I think the list of books is excellent - both popular and well-written - books that sell very well by themselves and that could probably still benefit from a word of mouth boost. And they are all books that I often recommend to customers, according to taste. (Which reminds me that I have a post about One Day sitting in my drafts folder).
I did enjoy the comments on this Guardian article, which swing almost within minutes from "Is this another example of book snobbery, implying only 'important' books should be enjoyed?" to "That list above is institutionalised dumbing-down. Marian Keyes, for fuck's sake."
But I won't be volunteering to be a giver, for a few reasons.
The most obvious reason, and the one that's got a lot of booksellers hot under the collar, is not one that particularly bothers me. I'm not of the belief that giving away 1m backlist books is going to have an enormous negative impact on bookshops. The Little Bookshop is a consumate indie, with brilliantly well-read and interesting customers, and of the books on the list, only One Day sells at a particularly brisk rate. The others tend to sell if we put them into the customer's hand (after listening carefully to what they're looking for), or if he or she has had a recommendation from a friend, which is something that WBN might well encourage. Indeed at the Big Bookshop, we're already being encouraged to use it to sell books, by engaging customers in conversation about what's on the list.

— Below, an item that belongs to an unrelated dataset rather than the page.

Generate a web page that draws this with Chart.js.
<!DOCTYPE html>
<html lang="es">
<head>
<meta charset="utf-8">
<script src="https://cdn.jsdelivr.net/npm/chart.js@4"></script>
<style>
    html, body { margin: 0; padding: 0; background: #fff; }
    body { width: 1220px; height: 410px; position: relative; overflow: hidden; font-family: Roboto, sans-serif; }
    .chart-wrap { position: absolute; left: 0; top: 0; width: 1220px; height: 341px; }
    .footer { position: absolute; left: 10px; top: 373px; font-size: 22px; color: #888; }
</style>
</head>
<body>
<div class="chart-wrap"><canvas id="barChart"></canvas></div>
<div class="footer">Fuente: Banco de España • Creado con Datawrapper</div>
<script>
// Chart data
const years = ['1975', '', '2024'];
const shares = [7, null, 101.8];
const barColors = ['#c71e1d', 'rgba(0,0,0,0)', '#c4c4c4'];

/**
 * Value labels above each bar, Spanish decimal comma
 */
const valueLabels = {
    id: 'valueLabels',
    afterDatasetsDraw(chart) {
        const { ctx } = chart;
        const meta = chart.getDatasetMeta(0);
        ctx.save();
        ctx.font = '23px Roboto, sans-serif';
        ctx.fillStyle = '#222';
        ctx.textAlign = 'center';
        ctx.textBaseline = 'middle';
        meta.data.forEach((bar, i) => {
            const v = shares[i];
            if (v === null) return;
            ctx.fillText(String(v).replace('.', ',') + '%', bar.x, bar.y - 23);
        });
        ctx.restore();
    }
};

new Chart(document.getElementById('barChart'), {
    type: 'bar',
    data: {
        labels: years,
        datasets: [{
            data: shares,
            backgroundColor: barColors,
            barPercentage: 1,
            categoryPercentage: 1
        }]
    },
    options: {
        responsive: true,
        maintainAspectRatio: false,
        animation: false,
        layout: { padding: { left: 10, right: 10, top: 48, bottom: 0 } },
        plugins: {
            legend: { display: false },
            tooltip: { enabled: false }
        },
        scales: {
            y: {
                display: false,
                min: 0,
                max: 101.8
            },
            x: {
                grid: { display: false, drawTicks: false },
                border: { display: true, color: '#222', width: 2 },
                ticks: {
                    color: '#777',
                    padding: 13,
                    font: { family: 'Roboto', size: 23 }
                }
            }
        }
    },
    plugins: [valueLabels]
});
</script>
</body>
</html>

No, my main reason is that I think 48 books is too many. I have bookish friends, and I enjoy lending or giving them books, but I do not have 48 friends who I would like to give the same book. One of the best things about being a bookseller is being able to pick out books for individuals that you think they'll love, based on what you know about them. Giving out books in bulk is just difficult - and I can't help but feel that it would be a shame to waste a book on someone who won't enjoy it.
The second reason is about giving books to strangers. Of the five books on the list that I might have chosen to give out (Case Histories, The Curious Incident of the Dog in the Nighttime, Beloved, Northern Lights and Fingersmith), two are children's/crossover books (which adults don't always like to be recommended, it really depends on the adult), two involve the violent death of a child (which a lot of parents say that they particularly don't want to read), and one is a really fantastic book about Victorian lesbians, not everyone's cup of tea. I would hesitate to give any of these to someone I didn't know fairly well, or whose taste in books I was confident in. And again, finding 48 strangers I think would enjoy any of these books, in one night, seems like an impossible task.
This post on the Guardian book blog makes much the same point, and several commenters suggest that they will be following the bookcrossing model, and leaving the books to be found in cafes or on buses. But that seems to be contrary to the point of the event, which is that you're passionate about a book, and you want to tell people about it.
Eight books would have been a much more manageable number, to my mind, but it would have meant having eight times more volunteers, each of whom would need to be vetted to make sure they weren't going to hoard the books or sell them. Stil, eight would be just the right number for a trip to the pub, where you'd make some new friends and give them a book each.
I doubt I'm the only booklover who's had some concerns - the fact that the volunteering deadline has been put back twice suggests to me that there hasn't been the grand rush they were expecting - but as this is the inaugural WBN, I'm hoping that they'll iron out the kinks and get things absolutely right next year.